▸ **WHAT YOU ARE ASKED TO DO**:
Without the pictures, can you quote each line below exactly?

▸ **DATA**:
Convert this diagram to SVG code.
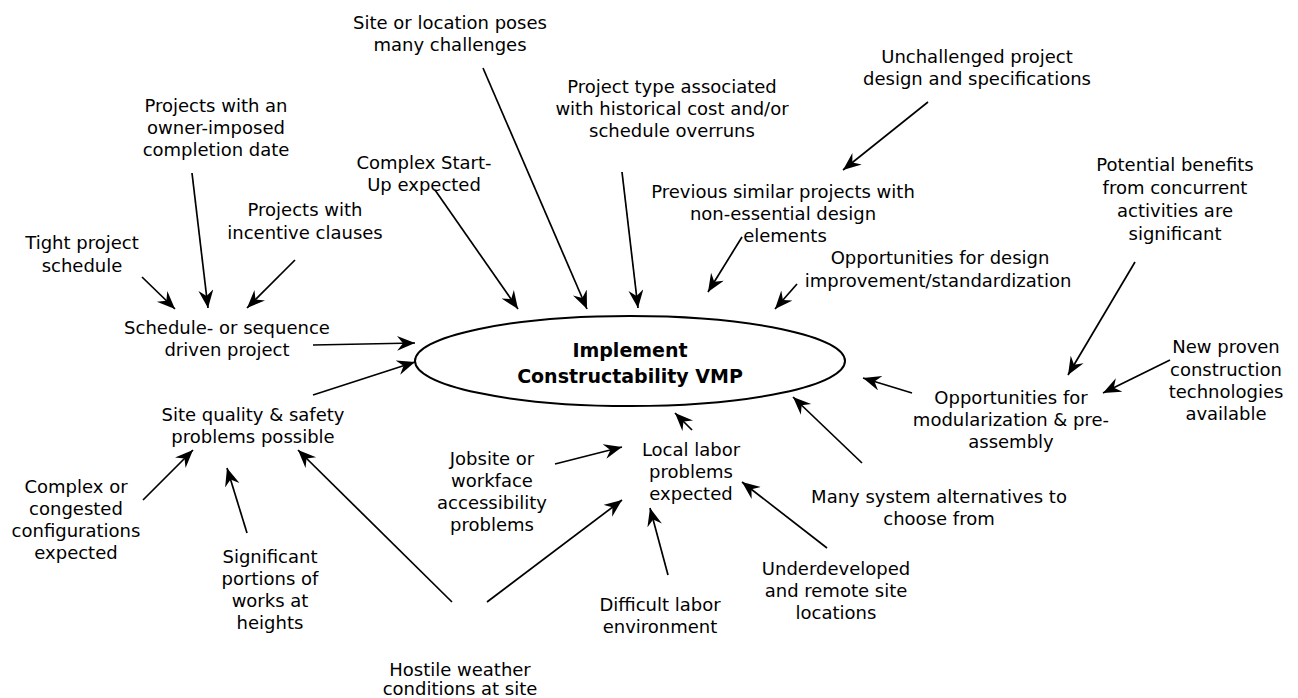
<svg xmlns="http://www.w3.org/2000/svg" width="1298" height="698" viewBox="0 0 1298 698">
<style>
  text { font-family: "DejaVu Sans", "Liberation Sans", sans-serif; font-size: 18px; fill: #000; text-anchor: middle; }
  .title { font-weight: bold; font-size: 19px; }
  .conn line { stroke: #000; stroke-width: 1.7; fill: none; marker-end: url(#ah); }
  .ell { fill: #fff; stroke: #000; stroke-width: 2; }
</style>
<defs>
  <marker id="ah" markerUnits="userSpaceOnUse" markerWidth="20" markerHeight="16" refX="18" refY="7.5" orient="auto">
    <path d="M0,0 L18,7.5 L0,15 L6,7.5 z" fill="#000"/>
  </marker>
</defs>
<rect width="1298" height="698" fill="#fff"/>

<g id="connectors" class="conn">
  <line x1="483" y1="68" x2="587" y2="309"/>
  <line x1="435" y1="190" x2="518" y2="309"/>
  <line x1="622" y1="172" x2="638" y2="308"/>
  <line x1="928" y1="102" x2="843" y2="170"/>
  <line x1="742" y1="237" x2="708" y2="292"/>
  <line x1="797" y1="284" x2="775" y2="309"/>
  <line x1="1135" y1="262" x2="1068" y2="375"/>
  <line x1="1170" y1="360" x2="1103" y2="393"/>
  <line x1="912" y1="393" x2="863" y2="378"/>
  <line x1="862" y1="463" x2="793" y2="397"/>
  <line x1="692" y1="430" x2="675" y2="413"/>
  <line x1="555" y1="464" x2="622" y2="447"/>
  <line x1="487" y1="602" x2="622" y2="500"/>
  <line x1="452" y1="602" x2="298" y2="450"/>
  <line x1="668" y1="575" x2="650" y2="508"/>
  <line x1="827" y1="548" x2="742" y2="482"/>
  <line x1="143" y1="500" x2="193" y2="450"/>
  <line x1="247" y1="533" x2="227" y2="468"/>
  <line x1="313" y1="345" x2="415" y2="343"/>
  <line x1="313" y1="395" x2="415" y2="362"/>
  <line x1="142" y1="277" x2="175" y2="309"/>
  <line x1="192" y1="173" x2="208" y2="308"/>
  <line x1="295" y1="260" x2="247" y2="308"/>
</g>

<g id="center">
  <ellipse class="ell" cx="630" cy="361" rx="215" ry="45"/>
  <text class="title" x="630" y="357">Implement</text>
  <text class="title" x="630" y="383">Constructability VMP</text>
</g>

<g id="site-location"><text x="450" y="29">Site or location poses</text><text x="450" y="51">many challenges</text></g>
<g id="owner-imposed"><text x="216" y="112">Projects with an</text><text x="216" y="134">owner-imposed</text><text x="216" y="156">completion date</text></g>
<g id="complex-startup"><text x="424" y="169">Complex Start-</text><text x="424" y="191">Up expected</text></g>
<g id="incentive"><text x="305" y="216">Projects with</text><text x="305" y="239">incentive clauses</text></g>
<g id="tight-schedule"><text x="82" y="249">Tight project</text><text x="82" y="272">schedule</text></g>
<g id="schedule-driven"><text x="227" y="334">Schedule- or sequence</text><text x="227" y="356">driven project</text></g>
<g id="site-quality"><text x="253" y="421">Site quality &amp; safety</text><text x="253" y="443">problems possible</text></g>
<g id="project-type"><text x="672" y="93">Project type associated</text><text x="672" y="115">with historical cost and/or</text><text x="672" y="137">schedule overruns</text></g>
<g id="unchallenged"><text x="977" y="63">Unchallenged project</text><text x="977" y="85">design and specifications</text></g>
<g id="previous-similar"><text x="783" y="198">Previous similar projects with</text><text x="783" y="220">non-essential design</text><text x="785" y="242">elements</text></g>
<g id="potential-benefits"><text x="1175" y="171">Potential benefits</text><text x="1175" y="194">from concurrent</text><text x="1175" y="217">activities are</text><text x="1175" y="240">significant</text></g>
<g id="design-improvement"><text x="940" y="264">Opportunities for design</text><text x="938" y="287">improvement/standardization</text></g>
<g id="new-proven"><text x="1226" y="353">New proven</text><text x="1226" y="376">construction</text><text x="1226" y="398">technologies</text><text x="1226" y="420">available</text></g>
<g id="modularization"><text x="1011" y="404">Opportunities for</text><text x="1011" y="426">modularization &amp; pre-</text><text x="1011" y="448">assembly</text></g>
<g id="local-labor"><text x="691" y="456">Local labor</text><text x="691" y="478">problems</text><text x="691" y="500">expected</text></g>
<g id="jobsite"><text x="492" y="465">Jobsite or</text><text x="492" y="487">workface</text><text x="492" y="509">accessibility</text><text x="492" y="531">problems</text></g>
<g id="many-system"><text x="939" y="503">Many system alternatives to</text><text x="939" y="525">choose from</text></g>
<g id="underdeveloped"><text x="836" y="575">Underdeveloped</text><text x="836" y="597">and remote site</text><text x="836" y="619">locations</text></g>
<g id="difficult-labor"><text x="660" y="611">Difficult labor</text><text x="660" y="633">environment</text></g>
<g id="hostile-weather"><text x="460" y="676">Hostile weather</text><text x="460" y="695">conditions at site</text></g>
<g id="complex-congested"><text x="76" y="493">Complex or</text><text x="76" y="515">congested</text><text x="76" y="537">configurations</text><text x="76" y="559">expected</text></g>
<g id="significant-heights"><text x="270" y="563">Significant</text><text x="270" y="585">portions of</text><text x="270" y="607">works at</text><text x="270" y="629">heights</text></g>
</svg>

▸ **TASK RESPONSE**:
Convert this diagram to SVG code.
<svg xmlns="http://www.w3.org/2000/svg" width="1298" height="698" viewBox="0 0 1298 698">
<style>
  text { font-family: "DejaVu Sans", "Liberation Sans", sans-serif; font-size: 18px; fill: #000; text-anchor: middle; }
  .title { font-weight: bold; font-size: 19px; }
  .conn line { stroke: #000; stroke-width: 1.7; fill: none; marker-end: url(#ah); }
  .ell { fill: #fff; stroke: #000; stroke-width: 2; }
</style>
<defs>
  <marker id="ah" markerUnits="userSpaceOnUse" markerWidth="20" markerHeight="16" refX="18" refY="7.5" orient="auto">
    <path d="M0,0 L18,7.5 L0,15 L6,7.5 z" fill="#000"/>
  </marker>
</defs>
<rect width="1298" height="698" fill="#fff"/>

<g id="connectors" class="conn">
  <line x1="483" y1="68" x2="587" y2="309"/>
  <line x1="435" y1="190" x2="518" y2="309"/>
  <line x1="622" y1="172" x2="638" y2="308"/>
  <line x1="928" y1="102" x2="843" y2="170"/>
  <line x1="742" y1="237" x2="708" y2="292"/>
  <line x1="797" y1="284" x2="775" y2="309"/>
  <line x1="1135" y1="262" x2="1068" y2="375"/>
  <line x1="1170" y1="360" x2="1103" y2="393"/>
  <line x1="912" y1="393" x2="863" y2="378"/>
  <line x1="862" y1="463" x2="793" y2="397"/>
  <line x1="692" y1="430" x2="675" y2="413"/>
  <line x1="555" y1="464" x2="622" y2="447"/>
  <line x1="487" y1="602" x2="622" y2="500"/>
  <line x1="452" y1="602" x2="298" y2="450"/>
  <line x1="668" y1="575" x2="650" y2="508"/>
  <line x1="827" y1="548" x2="742" y2="482"/>
  <line x1="143" y1="500" x2="193" y2="450"/>
  <line x1="247" y1="533" x2="227" y2="468"/>
  <line x1="313" y1="345" x2="415" y2="343"/>
  <line x1="313" y1="395" x2="415" y2="362"/>
  <line x1="142" y1="277" x2="175" y2="309"/>
  <line x1="192" y1="173" x2="208" y2="308"/>
  <line x1="295" y1="260" x2="247" y2="308"/>
</g>

<g id="center">
  <ellipse class="ell" cx="630" cy="361" rx="215" ry="45"/>
  <text class="title" x="630" y="357">Implement</text>
  <text class="title" x="630" y="383">Constructability VMP</text>
</g>

<g id="site-location"><text x="450" y="29">Site or location poses</text><text x="450" y="51">many challenges</text></g>
<g id="owner-imposed"><text x="216" y="112">Projects with an</text><text x="216" y="134">owner-imposed</text><text x="216" y="156">completion date</text></g>
<g id="complex-startup"><text x="424" y="169">Complex Start-</text><text x="424" y="191">Up expected</text></g>
<g id="incentive"><text x="305" y="216">Projects with</text><text x="305" y="239">incentive clauses</text></g>
<g id="tight-schedule"><text x="82" y="249">Tight project</text><text x="82" y="272">schedule</text></g>
<g id="schedule-driven"><text x="227" y="334">Schedule- or sequence</text><text x="227" y="356">driven project</text></g>
<g id="site-quality"><text x="253" y="421">Site quality &amp; safety</text><text x="253" y="443">problems possible</text></g>
<g id="project-type"><text x="672" y="93">Project type associated</text><text x="672" y="115">with historical cost and/or</text><text x="672" y="137">schedule overruns</text></g>
<g id="unchallenged"><text x="977" y="63">Unchallenged project</text><text x="977" y="85">design and specifications</text></g>
<g id="previous-similar"><text x="783" y="198">Previous similar projects with</text><text x="783" y="220">non-essential design</text><text x="785" y="242">elements</text></g>
<g id="potential-benefits"><text x="1175" y="171">Potential benefits</text><text x="1175" y="194">from concurrent</text><text x="1175" y="217">activities are</text><text x="1175" y="240">significant</text></g>
<g id="design-improvement"><text x="940" y="264">Opportunities for design</text><text x="938" y="287">improvement/standardization</text></g>
<g id="new-proven"><text x="1226" y="353">New proven</text><text x="1226" y="376">construction</text><text x="1226" y="398">technologies</text><text x="1226" y="420">available</text></g>
<g id="modularization"><text x="1011" y="404">Opportunities for</text><text x="1011" y="426">modularization &amp; pre-</text><text x="1011" y="448">assembly</text></g>
<g id="local-labor"><text x="691" y="456">Local labor</text><text x="691" y="478">problems</text><text x="691" y="500">expected</text></g>
<g id="jobsite"><text x="492" y="465">Jobsite or</text><text x="492" y="487">workface</text><text x="492" y="509">accessibility</text><text x="492" y="531">problems</text></g>
<g id="many-system"><text x="939" y="503">Many system alternatives to</text><text x="939" y="525">choose from</text></g>
<g id="underdeveloped"><text x="836" y="575">Underdeveloped</text><text x="836" y="597">and remote site</text><text x="836" y="619">locations</text></g>
<g id="difficult-labor"><text x="660" y="611">Difficult labor</text><text x="660" y="633">environment</text></g>
<g id="hostile-weather"><text x="460" y="676">Hostile weather</text><text x="460" y="695">conditions at site</text></g>
<g id="complex-congested"><text x="76" y="493">Complex or</text><text x="76" y="515">congested</text><text x="76" y="537">configurations</text><text x="76" y="559">expected</text></g>
<g id="significant-heights"><text x="270" y="563">Significant</text><text x="270" y="585">portions of</text><text x="270" y="607">works at</text><text x="270" y="629">heights</text></g>
</svg>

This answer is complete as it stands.